PROVIDED MATERIAL
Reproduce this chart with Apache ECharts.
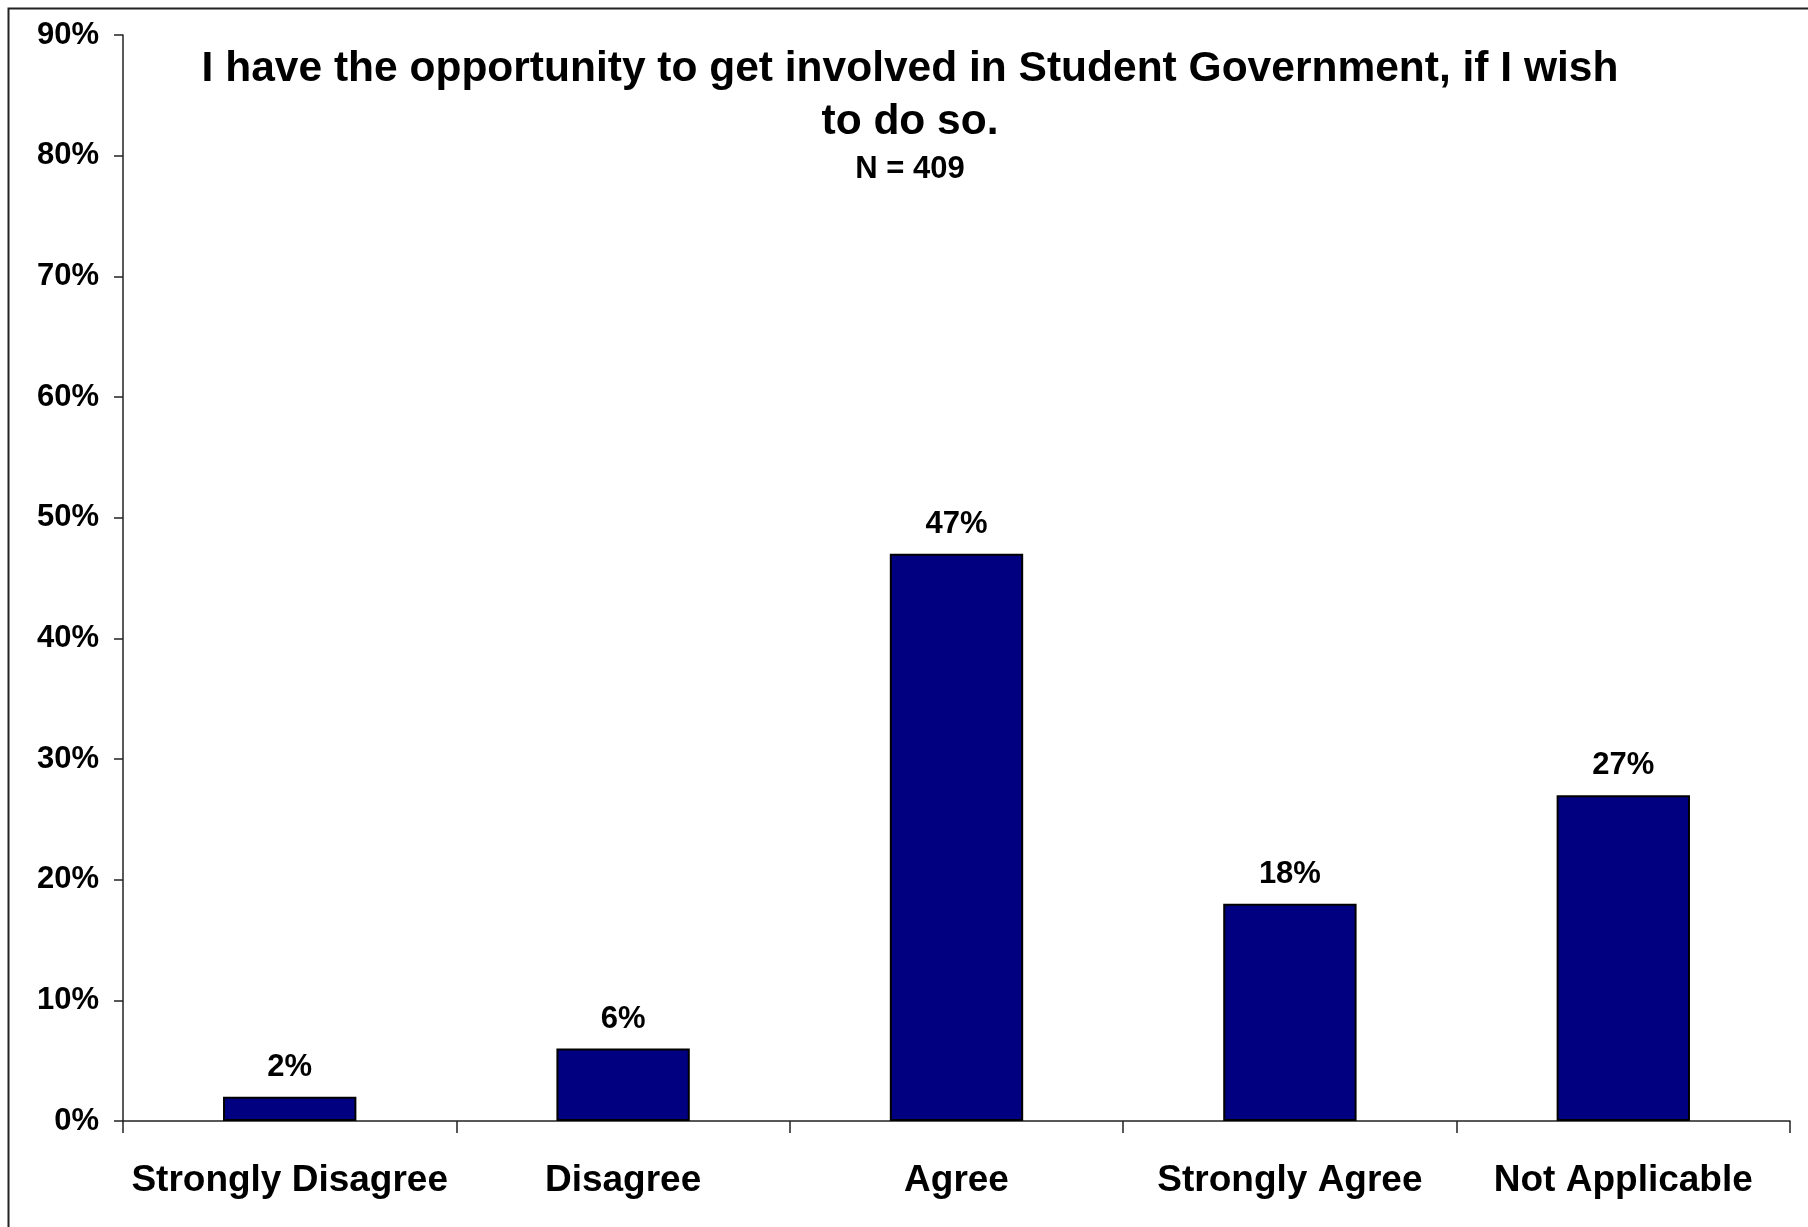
<!DOCTYPE html>
<html>
<head>
<meta charset="utf-8">
<script src="https://cdn.jsdelivr.net/npm/echarts@6/dist/echarts.min.js"></script>
<style>html,body{margin:0;padding:0;background:#fff;}#c{width:1808px;height:1227px;}</style>
</head>
<body>
<div id="c"></div>
<script>
const categories = ['Strongly Disagree', 'Disagree', 'Agree', 'Strongly Agree', 'Not Applicable'];
const percentValues = [2, 6, 47, 18, 27];
const yTickLabels = ['0%', '10%', '20%', '30%', '40%', '50%', '60%', '70%', '80%', '90%'];
const titleText = 'I have the opportunity to get involved in Student Government, if I wish\nto do so.';
const subtitleText = 'N = 409';

const FONT = '"Liberation Sans", Arial, sans-serif';
const chart = echarts.init(document.getElementById('c'), null, {renderer: 'canvas'});
chart.setOption({
  backgroundColor: '#ffffff',
  animation: false,
  title: [
    {
      text: titleText,
      left: 910, top: 43, textAlign: 'center',
      padding: 0,
      textStyle: {fontFamily: FONT, fontWeight: 'bold', fontSize: 42.5, lineHeight: 53, color: '#000'}
    },
    {
      text: subtitleText,
      left: 910, top: 154, textAlign: 'center',
      padding: 0,
      textStyle: {fontFamily: FONT, fontWeight: 'bold', fontSize: 31, color: '#000'}
    }
  ],
  graphic: [{
    type: 'rect', left: 6, top: 6, z: -1, silent: true,
    shape: {width: 1830, height: 1250},
    style: {fill: 'none', stroke: '#222', lineWidth: 2}
  }],
  grid: {left: 123, right: 18, top: 35, bottom: 106, containLabel: false},
  xAxis: {
    type: 'category',
    data: categories,
    axisLine: {show: true, lineStyle: {color: '#222', width: 1.5}},
    axisTick: {show: true, length: 12, lineStyle: {color: '#222', width: 1.5}},
    axisLabel: {fontFamily: FONT, fontWeight: 'bold', fontSize: 37, color: '#000', margin: 41, interval: 0}
  },
  yAxis: {
    type: 'value',
    min: 0, max: 90, interval: 10,
    splitLine: {show: false},
    axisLine: {show: true, lineStyle: {color: '#222', width: 1.5}},
    axisTick: {show: true, length: 9, lineStyle: {color: '#222', width: 1.5}},
    axisLabel: {
      fontFamily: FONT, fontWeight: 'bold', fontSize: 31, color: '#000', margin: 24,
      formatter: function (v) { return yTickLabels[Math.round(v / 10)]; }
    }
  },
  series: [{
    type: 'bar',
    data: percentValues,
    barWidth: '40%',
    itemStyle: {color: '#000080', borderColor: '#000', borderWidth: 2},
    label: {
      show: true, position: 'top', distance: 14,
      fontFamily: FONT, fontWeight: 'bold', fontSize: 31, color: '#000',
      formatter: function (p) { return p.value + '%'; }
    }
  }]
});
</script>
</body>
</html>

PROBLEM TO SOLVE
Print the data above verbatim from the first line through the line holding "const subtitleText = 'N = 409';", leaving every picture out.

SOLVED EXERCISE
Reproduce this chart with Apache ECharts.
<!DOCTYPE html>
<html>
<head>
<meta charset="utf-8">
<script src="https://cdn.jsdelivr.net/npm/echarts@6/dist/echarts.min.js"></script>
<style>html,body{margin:0;padding:0;background:#fff;}#c{width:1808px;height:1227px;}</style>
</head>
<body>
<div id="c"></div>
<script>
const categories = ['Strongly Disagree', 'Disagree', 'Agree', 'Strongly Agree', 'Not Applicable'];
const percentValues = [2, 6, 47, 18, 27];
const yTickLabels = ['0%', '10%', '20%', '30%', '40%', '50%', '60%', '70%', '80%', '90%'];
const titleText = 'I have the opportunity to get involved in Student Government, if I wish\nto do so.';
const subtitleText = 'N = 409';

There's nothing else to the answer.